--- START Recorded information ---

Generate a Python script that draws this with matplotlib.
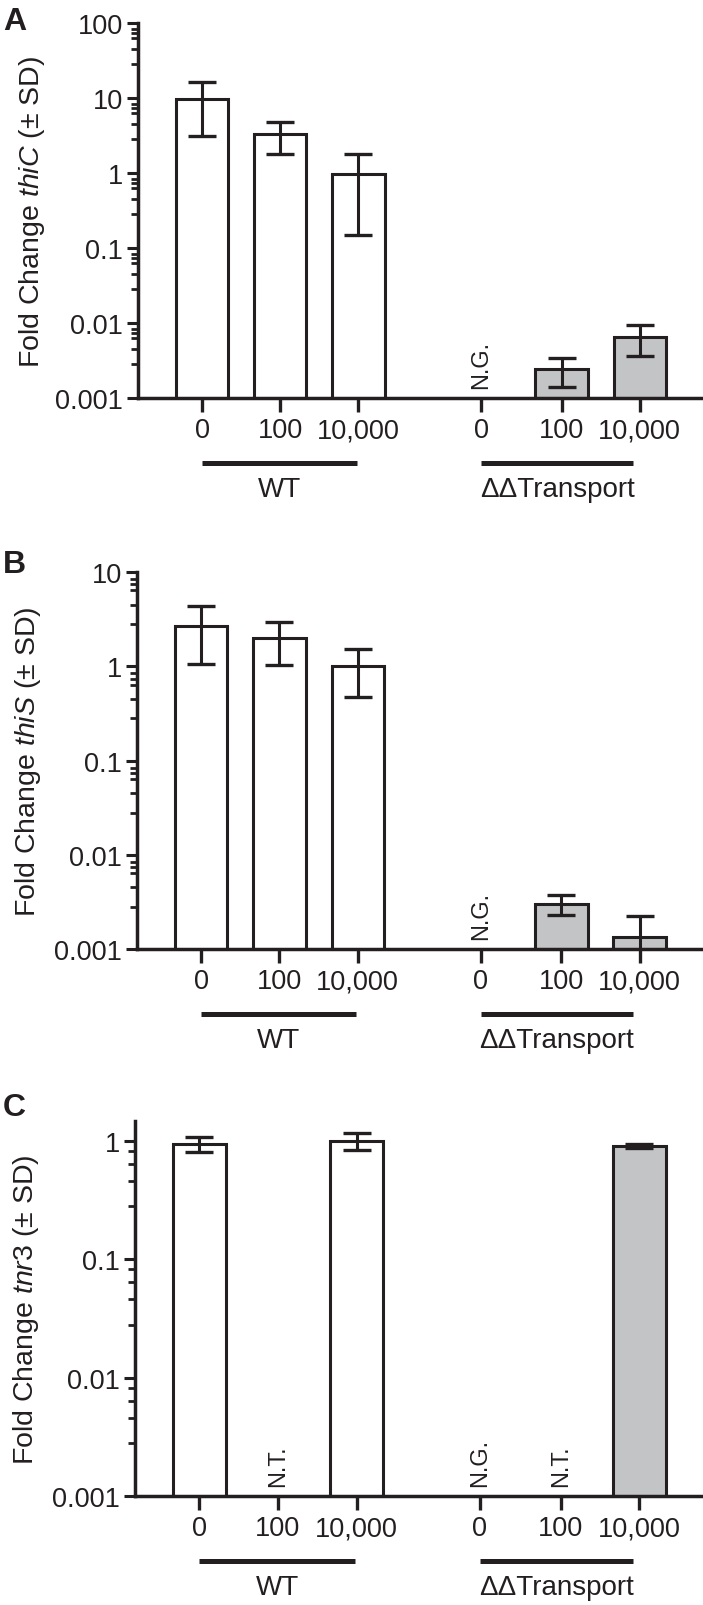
import numpy as np
import matplotlib
matplotlib.use("Agg")
import matplotlib.pyplot as plt
from matplotlib.ticker import FixedLocator, NullFormatter
import matplotlib.transforms as mtransforms

plt.rcParams['font.family'] = ['Liberation Sans', 'DejaVu Sans']
plt.rcParams['mathtext.fontset'] = 'custom'
plt.rcParams['mathtext.rm'] = 'Liberation Sans'
plt.rcParams['mathtext.it'] = 'Liberation Sans:italic'

INK = '#231f20'
GREY = '#c3c4c6'

# x categories for each strain
conc_labels = ['0', '100', '10,000', '0', '100', '10,000']
groups = ['WT', 'ΔΔTransport']

# panel A: thiC
thiC_wt = [9.6, 3.3, 0.98]
thiC_wt_sd = [6.5, 1.5, 0.83]
thiC_dd = [np.nan, 0.0024, 0.0065]
thiC_dd_sd = [np.nan, 0.001, 0.0029]
thiC_notes = ['', '', '', 'N.G.', '', '']

# panel B: thiS
thiS_wt = [2.7, 2.0, 1.0]
thiS_wt_sd = [1.65, 0.98, 0.53]
thiS_dd = [np.nan, 0.003, 0.00133]
thiS_dd_sd = [np.nan, 0.0007, 0.00089]
thiS_notes = ['', '', '', 'N.G.', '', '']

# panel C: tnr3
tnr3_wt = [0.94, np.nan, 1.0]
tnr3_wt_sd = [0.13, np.nan, 0.17]
tnr3_dd = [np.nan, np.nan, 0.9]
tnr3_dd_sd = [np.nan, np.nan, 0.035]
tnr3_notes = ['', 'N.T.', '', 'N.G.', 'N.T.', '']

xpos = np.array([0, 1, 2, 3.57, 4.6, 5.6])

W, H = 703, 1606
fig = plt.figure(figsize=(W / 100, H / 100), dpi=100)


def panel(rect, wt, wt_sd, dd, dd_sd, notes, ytop, yticks, ylabs, subs, gene, letter, letter_y, lab_x):
    left, top, bottom = rect
    ax = fig.add_axes([left / W, 1 - bottom / H, (W - left) / W + 0.01, (bottom - top) / H])
    ax.set_yscale('log')
    ax.set_ylim(0.001, ytop)
    ax.set_xlim(-0.82, 6.5)

    vals = np.array(wt + dd, dtype=float)
    sds = np.array(wt_sd + dd_sd, dtype=float)
    colors = ['white'] * 3 + [GREY] * 3
    ok = ~np.isnan(vals)
    ax.bar(xpos[ok], vals[ok], width=0.67, color=np.array(colors)[ok],
           edgecolor=INK, linewidth=2.2, zorder=2)
    ax.errorbar(xpos[ok], vals[ok], yerr=sds[ok], fmt='none', ecolor=INK,
                elinewidth=2.2, capsize=10, capthick=2.4, zorder=3)

    for x, n in zip(xpos, notes):
        if n:
            ax.annotate(n, xy=(x, 0.001), xytext=(0, 7), textcoords='offset points',
                        rotation=90, ha='center', va='bottom', fontsize=17, color=INK)

    for s in ['top', 'right']:
        ax.spines[s].set_visible(False)
    for s in ['left', 'bottom']:
        ax.spines[s].set_linewidth(2.5)
        ax.spines[s].set_color(INK)

    ax.yaxis.set_major_locator(FixedLocator(yticks))
    ax.set_yticklabels(ylabs)
    minors = []
    for d in yticks:
        for s in subs:
            v = d * s
            if v < ytop:
                minors.append(v)
    ax.yaxis.set_minor_locator(FixedLocator(minors))
    ax.yaxis.set_minor_formatter(NullFormatter())
    ax.tick_params(axis='y', which='major', length=8, width=2.2, pad=3,
                   labelsize=19.5, colors=INK)
    ax.tick_params(axis='y', which='minor', length=5, width=2.0, colors=INK)

    ax.set_xticks(xpos)
    ax.set_xticklabels(conc_labels)
    ax.tick_params(axis='x', which='both', length=10, width=2.4, pad=4,
                   labelsize=19.5, colors=INK)
    ax.tick_params(axis='x', which='minor', bottom=False)

    ph = bottom - top
    trans = mtransforms.blended_transform_factory(ax.transData, ax.transAxes)
    ax.plot([xpos[0], 1.98], [-65 / ph] * 2, color=INK, lw=3.6, transform=trans,
            clip_on=False, solid_capstyle='butt')
    ax.plot([xpos[3], 5.52], [-65 / ph] * 2, color=INK, lw=3.6, transform=trans,
            clip_on=False, solid_capstyle='butt')
    ax.text(np.mean([xpos[0], 1.98]), -91 / ph, groups[0], transform=trans,
            ha='center', va='center', fontsize=20, color=INK)
    ax.text(np.mean([xpos[3], 5.52]), -91 / ph, groups[1], transform=trans,
            ha='center', va='center', fontsize=20, color=INK)

    fig.text(lab_x / W, 1 - (top + bottom) / 2 / H,
             'Fold Change $\\mathit{' + gene + '}$ (± SD)',
             rotation=90, ha='center', va='center', fontsize=20.5, color=INK)
    fig.text(3 / W, 1 - letter_y / H, letter, fontsize=23, fontweight='bold',
             va='baseline', ha='left', color=INK)
    return ax


panel((138, 24, 399), thiC_wt, thiC_wt_sd, thiC_dd, thiC_dd_sd, thiC_notes, 100,
      [0.001, 0.01, 0.1, 1, 10, 100], ['0.001', '0.01', '0.1', '1', '10', '100'],
      [2.8, 4.5, 6.4, 7.4, 8.4], 'thiC', 'A', 30, 32)
panel((137, 573, 950), thiS_wt, thiS_wt_sd, thiS_dd, thiS_dd_sd, thiS_notes, 10,
      [0.001, 0.01, 0.1, 1, 10], ['0.001', '0.01', '0.1', '1', '10'],
      [2.8, 4.5, 6.4, 7.4, 8.4], 'thiS', 'B', 573, 28)
panel((135, 1122, 1497), tnr3_wt, tnr3_wt_sd, tnr3_dd, tnr3_dd_sd, tnr3_notes, 1.47,
      [0.001, 0.01, 0.1, 1], ['0.001', '0.01', '0.1', '1'],
      [2.8, 4.6, 6.4, 8.2], 'tnr3', 'C', 1116, 26)

fig.savefig('out.png', dpi=100)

--- END Recorded information ---

(Written problem) Repeat only the lines between the start of the data and the line with "import matplotlib.transforms as mtransforms", including those two lines, and skip the pictures.

(Exercise response)
Generate a Python script that draws this with matplotlib.
import numpy as np
import matplotlib
matplotlib.use("Agg")
import matplotlib.pyplot as plt
from matplotlib.ticker import FixedLocator, NullFormatter
import matplotlib.transforms as mtransforms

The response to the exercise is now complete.